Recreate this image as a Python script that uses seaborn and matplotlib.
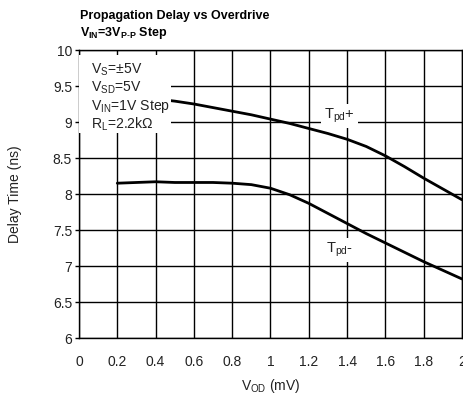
import matplotlib
matplotlib.use("Agg")
import matplotlib.pyplot as plt
import seaborn as sns
import pandas as pd
from matplotlib.patches import Rectangle

# ---- Data ----
vod = [0.2, 0.3, 0.4, 0.5, 0.6, 0.7, 0.8, 0.9, 1.0, 1.1,
       1.2, 1.3, 1.4, 1.5, 1.6, 1.7, 1.8, 1.9, 2.0]
tpd_plus = [9.40, 9.36, 9.32, 9.29, 9.25, 9.20, 9.15, 9.10, 9.04, 8.98,
            8.91, 8.84, 8.76, 8.66, 8.53, 8.38, 8.22, 8.07, 7.92]
tpd_minus = [8.15, 8.16, 8.17, 8.16, 8.16, 8.16, 8.15, 8.13, 8.08, 7.99,
             7.87, 7.73, 7.59, 7.45, 7.32, 7.19, 7.06, 6.94, 6.82]
series_names = ["Tpd+", "Tpd-"]

x_ticks = [0, 0.2, 0.4, 0.6, 0.8, 1, 1.2, 1.4, 1.6, 1.8, 2]
x_tick_labels = ["0", "0.2", "0.4", "0.6", "0.8", "1", "1.2", "1.4", "1.6", "1.8", "2"]
y_ticks = [6, 6.5, 7, 7.5, 8, 8.5, 9, 9.5, 10]
y_tick_labels = ["6", "6.5", "7", "7.5", "8", "8.5", "9", "9.5", "10"]

conditions = [r"$\mathregular{V_{S}}$=±5V",
              r"$\mathregular{V_{SD}}$=5V",
              r"$\mathregular{V_{IN}}$=1V Step",
              r"$\mathregular{R_{L}}$=2.2kΩ"]

df = pd.DataFrame({
    "vod": vod * 2,
    "delay": tpd_plus + tpd_minus,
    "series": [series_names[0]] * len(vod) + [series_names[1]] * len(vod),
})

# ---- Style ----
sns.set_theme(style="white")
plt.rcParams["font.family"] = ["Liberation Sans", "DejaVu Sans"]
plt.rcParams["mathtext.fontset"] = "custom"
plt.rcParams["mathtext.rm"] = "Liberation Sans"
plt.rcParams["mathtext.bf"] = "Liberation Sans:bold"
TXT = "#222222"

fig = plt.figure(figsize=(4.64, 4.0), dpi=100)
ax = fig.add_axes([79 / 464, 1 - 338 / 400, 383 / 464, 288 / 400])

sns.lineplot(data=df, x="vod", y="delay", hue="series",
             palette=["black", "black"], linewidth=2.0,
             legend=False, ax=ax, zorder=3)

ax.set_xlim(0, 2)
ax.set_ylim(6, 10)
ax.set_xticks(x_ticks)
ax.set_xticklabels(x_tick_labels)
ax.set_yticks(y_ticks)
ax.set_yticklabels(y_tick_labels)
ax.grid(True, color="black", linewidth=1.0)
ax.set_axisbelow(True)
for s in ax.spines.values():
    s.set_color("black")
    s.set_linewidth(1.0)
ax.tick_params(axis="y", left=True, length=3, width=1, color="black",
               labelsize=10, labelcolor=TXT, pad=2)
ax.tick_params(axis="x", bottom=False, labelsize=10, labelcolor=TXT, pad=6)

ax.set_xlabel(r"$\mathregular{V_{OD}}$ (mV)", fontsize=10, color=TXT, labelpad=6)
ax.set_ylabel("Delay Time (ns)", fontsize=10, color=TXT, labelpad=22)

# white box behind the test conditions
ax.add_patch(Rectangle((0, 0.712), 0.24, 0.271, transform=ax.transAxes,
                       facecolor="white", edgecolor="none", zorder=5))
for i, line in enumerate(conditions):
    ax.text(0.032, 0.93 - i * 0.0625, line, transform=ax.transAxes,
            fontsize=10.1, color=TXT, va="center", ha="left", zorder=6)

# curve labels
box = dict(facecolor="white", edgecolor="none", pad=2)
ax.text(1.36, 9.08, r"$\mathregular{T_{pd}}$+", fontsize=10.5, color=TXT,
        ha="center", va="center", bbox=box, zorder=6)
ax.text(1.36, 7.22, r"$\mathregular{T_{pd}}$-", fontsize=10.5, color=TXT,
        ha="center", va="center", bbox=box, zorder=6)

# title
fig.text(80 / 464, 1 - 19 / 400, "Propagation Delay vs Overdrive",
         fontsize=9, fontweight="bold", color="black", va="baseline")
fig.text(80 / 464, 1 - 36 / 400,
         r"$\mathbf{V_{IN}}$=3$\mathbf{V_{P\text{-}P}}$ Step",
         fontsize=9, fontweight="bold", color="black", va="baseline")

fig.savefig("out.png", dpi=100)
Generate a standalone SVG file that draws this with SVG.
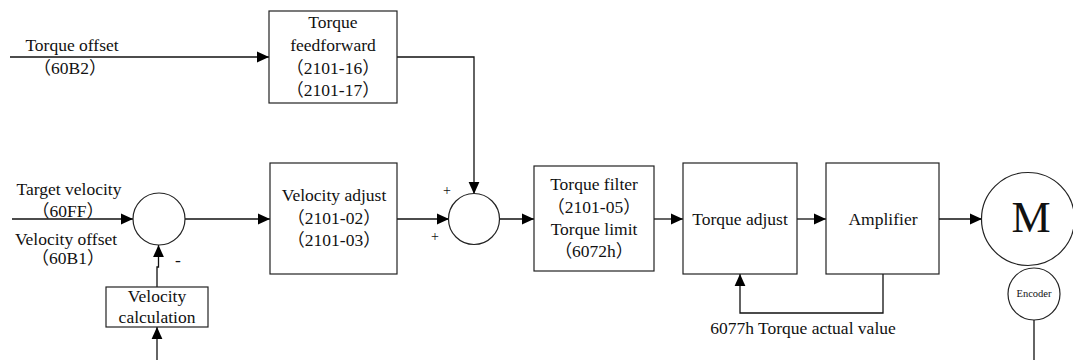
<svg xmlns="http://www.w3.org/2000/svg" width="1073" height="360" viewBox="0 0 1073 360">
<style>
text{font-family:"Liberation Serif","Noto Sans CJK SC",serif;font-size:17.5px;fill:#111}
.c{text-anchor:middle}
.box{fill:#fff;stroke:#222;stroke-width:1.2}
.ln{fill:none;stroke:#111;stroke-width:1.3}
</style>
<defs>
<marker id="ar" markerUnits="userSpaceOnUse" markerWidth="12" markerHeight="12" viewBox="0 0 10 10" refX="10" refY="5" orient="auto">
<path d="M0,0.5 L10,5 L0,9.5 Z" fill="#000"/>
</marker>
</defs>
<rect width="1073" height="360" fill="#fff"/>
<g id="connectors">
<path class="ln" d="M10,57 H269" marker-end="url(#ar)"/>
<path class="ln" d="M397,57 H474 V194" marker-end="url(#ar)"/>
<path class="ln" d="M12,219 H133" marker-end="url(#ar)"/>
<path class="ln" d="M185,219 H270" marker-end="url(#ar)"/>
<path class="ln" d="M157,287 V267 H158.5 V245" marker-end="url(#ar)"/>
<path class="ln" d="M157,360 V327" marker-end="url(#ar)"/>
<path class="ln" d="M397,219 H449" marker-end="url(#ar)"/>
<path class="ln" d="M499,219 H534" marker-end="url(#ar)"/>
<path class="ln" d="M654,219 H683" marker-end="url(#ar)"/>
<path class="ln" d="M797,219 H826" marker-end="url(#ar)"/>
<path class="ln" d="M939,219 H982" marker-end="url(#ar)"/>
<path class="ln" d="M883,274 V313 H740 V274" marker-end="url(#ar)"/>
<path class="ln" d="M1034,320 V360"/>
</g>
<g id="labels">
<text x="72" y="51" class="c">Torque offset</text>
<text x="70" y="74" class="c">（60B2）</text>
<text x="69" y="195" class="c">Target velocity</text>
<text x="68" y="217" class="c">（60FF）</text>
<text x="66" y="245" class="c">Velocity offset</text>
<text x="68" y="264" class="c">（60B1）</text>
<text x="178" y="266" class="c">-</text>
<text x="447" y="195" class="c" style="font-size:14px">+</text>
<text x="435" y="241" class="c" style="font-size:14px">+</text>
<text x="803" y="334" class="c">6077h Torque actual value</text>
</g>
<g id="torque-feedforward">
<rect class="box" x="269" y="11" width="128" height="92"/>
<text x="333" y="28" class="c">Torque</text>
<text x="333" y="51" class="c">feedforward</text>
<text x="333" y="74" class="c">（2101-16）</text>
<text x="333" y="96" class="c">（2101-17）</text>
</g>
<g id="sum1">
<circle class="box" cx="159" cy="219" r="26"/>
</g>
<g id="velocity-calculation">
<rect class="box" x="106" y="287" width="102" height="40"/>
<text x="157" y="302" class="c">Velocity</text>
<text x="157" y="323" class="c">calculation</text>
</g>
<g id="velocity-adjust">
<rect class="box" x="270" y="163" width="127" height="111"/>
<text x="334" y="201" class="c">Velocity adjust</text>
<text x="334" y="224" class="c">（2101-02）</text>
<text x="334" y="246" class="c">（2101-03）</text>
</g>
<g id="sum2">
<circle class="box" cx="474" cy="219" r="25.5"/>
</g>
<g id="torque-filter">
<rect class="box" x="534" y="166" width="120" height="105"/>
<text x="594" y="190" class="c">Torque filter</text>
<text x="594" y="213" class="c">（2101-05）</text>
<text x="594" y="235" class="c">Torque limit</text>
<text x="594" y="257" class="c">（6072h）</text>
</g>
<g id="torque-adjust">
<rect class="box" x="683" y="163" width="114" height="111"/>
<text x="740" y="225" class="c">Torque adjust</text>
</g>
<g id="amplifier">
<rect class="box" x="826" y="163" width="113" height="111"/>
<text x="883" y="225" class="c">Amplifier</text>
</g>
<g id="motor">
<circle class="box" cx="1028" cy="219" r="46.5"/>
<text x="1031" y="232" class="c" style="font-size:44px">M</text>
</g>
<g id="encoder">
<circle class="box" cx="1034" cy="294" r="26"/>
<text x="1034" y="297" class="c" style="font-size:10.5px">Encoder</text>
</g>
</svg>
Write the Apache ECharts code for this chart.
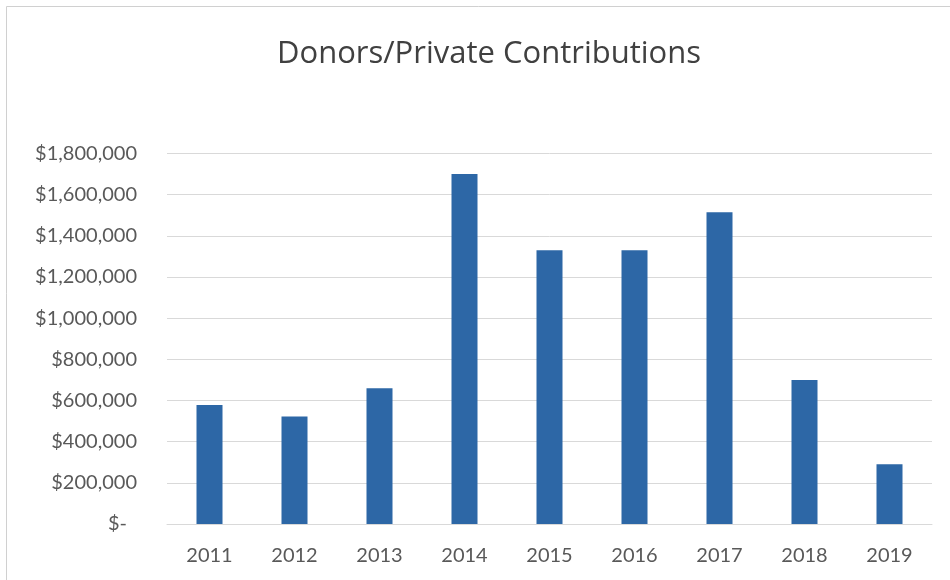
<!DOCTYPE html>
<html>
<head>
<meta charset="utf-8">
<script src="https://cdn.jsdelivr.net/npm/echarts@6/dist/echarts.min.js"></script>
<style>
  html, body { margin: 0; padding: 0; background: #fff; }
  #chart { width: 950px; height: 580px; }
</style>
</head>
<body>
<div id="chart"></div>
<script>
const titleText = 'Donors/Private Contributions';
const years = ['2011', '2012', '2013', '2014', '2015', '2016', '2017', '2018', '2019'];
const contributions = [578000, 522000, 659000, 1700000, 1330000, 1330000, 1515000, 700000, 290000];
const yMin = 0;
const yMax = 1800000;
const yStep = 200000;

const chart = echarts.init(document.getElementById('chart'), null, { renderer: 'canvas' });
const fontFamily = 'Lato, "Open Sans", sans-serif';

chart.setOption({
  animation: false,
  backgroundColor: '#ffffff',
  graphic: [{
    type: 'rect',
    shape: { x: 6.5, y: 6.5, width: 960, height: 600 },
    style: { fill: 'none', stroke: '#d0d0d0', lineWidth: 1 },
    silent: true
  }],
  title: {
    text: titleText,
    left: 484,
    textAlign: 'center',
    top: 34,
    textStyle: { fontFamily: '"Open Sans", sans-serif', fontSize: 31, fontWeight: 'normal', color: '#404040' }
  },
  grid: { left: 167, right: 18, top: 153.5, bottom: 56, containLabel: false },
  xAxis: {
    type: 'category',
    data: years,
    axisLine: { show: true, lineStyle: { color: '#d9d9d9', width: 1 } },
    axisTick: { show: false },
    axisLabel: { margin: 22, fontFamily: fontFamily, fontSize: 20, color: '#595959' }
  },
  yAxis: {
    type: 'value',
    min: yMin,
    max: yMax,
    interval: yStep,
    axisLine: { show: false },
    axisTick: { show: false },
    splitLine: { lineStyle: { color: '#d9d9d9', width: 1 } },
    axisLabel: {
      margin: 30,
      fontFamily: fontFamily,
      fontSize: 20,
      color: '#595959',
      formatter: function (v) {
        if (v === 0) return '{z|$-}';
        return '$' + v.toLocaleString('en-US');
      },
      rich: {
        z: { fontFamily: fontFamily, fontSize: 20, color: '#595959', padding: [0, 10, 0, 0] }
      }
    }
  },
  series: [{
    type: 'bar',
    data: contributions,
    barWidth: 26,
    itemStyle: { color: '#2d67a6' }
  }]
});
</script>
</body>
</html>
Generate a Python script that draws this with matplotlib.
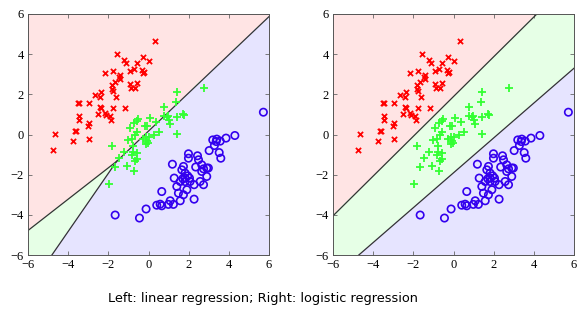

____

GOAL - Only lines belong in the copy: transcribe those from the start of the data through the line that contains "ax = fig.add_axes([79", and skip the pictures.

RESULT FOR THIS EXERCISE -
Recreate this image as a Python script that uses seaborn and matplotlib.
import matplotlib
matplotlib.use("Agg")
import matplotlib.pyplot as plt
import seaborn as sns
import pandas as pd
from matplotlib.patches import Rectangle

# ---- Data ----
vod = [0.2, 0.3, 0.4, 0.5, 0.6, 0.7, 0.8, 0.9, 1.0, 1.1,
       1.2, 1.3, 1.4, 1.5, 1.6, 1.7, 1.8, 1.9, 2.0]
tpd_plus = [9.40, 9.36, 9.32, 9.29, 9.25, 9.20, 9.15, 9.10, 9.04, 8.98,
            8.91, 8.84, 8.76, 8.66, 8.53, 8.38, 8.22, 8.07, 7.92]
tpd_minus = [8.15, 8.16, 8.17, 8.16, 8.16, 8.16, 8.15, 8.13, 8.08, 7.99,
             7.87, 7.73, 7.59, 7.45, 7.32, 7.19, 7.06, 6.94, 6.82]
series_names = ["Tpd+", "Tpd-"]

x_ticks = [0, 0.2, 0.4, 0.6, 0.8, 1, 1.2, 1.4, 1.6, 1.8, 2]
x_tick_labels = ["0", "0.2", "0.4", "0.6", "0.8", "1", "1.2", "1.4", "1.6", "1.8", "2"]
y_ticks = [6, 6.5, 7, 7.5, 8, 8.5, 9, 9.5, 10]
y_tick_labels = ["6", "6.5", "7", "7.5", "8", "8.5", "9", "9.5", "10"]

conditions = [r"$\mathregular{V_{S}}$=±5V",
              r"$\mathregular{V_{SD}}$=5V",
              r"$\mathregular{V_{IN}}$=1V Step",
              r"$\mathregular{R_{L}}$=2.2kΩ"]

df = pd.DataFrame({
    "vod": vod * 2,
    "delay": tpd_plus + tpd_minus,
    "series": [series_names[0]] * len(vod) + [series_names[1]] * len(vod),
})

# ---- Style ----
sns.set_theme(style="white")
plt.rcParams["font.family"] = ["Liberation Sans", "DejaVu Sans"]
plt.rcParams["mathtext.fontset"] = "custom"
plt.rcParams["mathtext.rm"] = "Liberation Sans"
plt.rcParams["mathtext.bf"] = "Liberation Sans:bold"
TXT = "#222222"

fig = plt.figure(figsize=(4.64, 4.0), dpi=100)
ax = fig.add_axes([79 / 464, 1 - 338 / 400, 383 / 464, 288 / 400])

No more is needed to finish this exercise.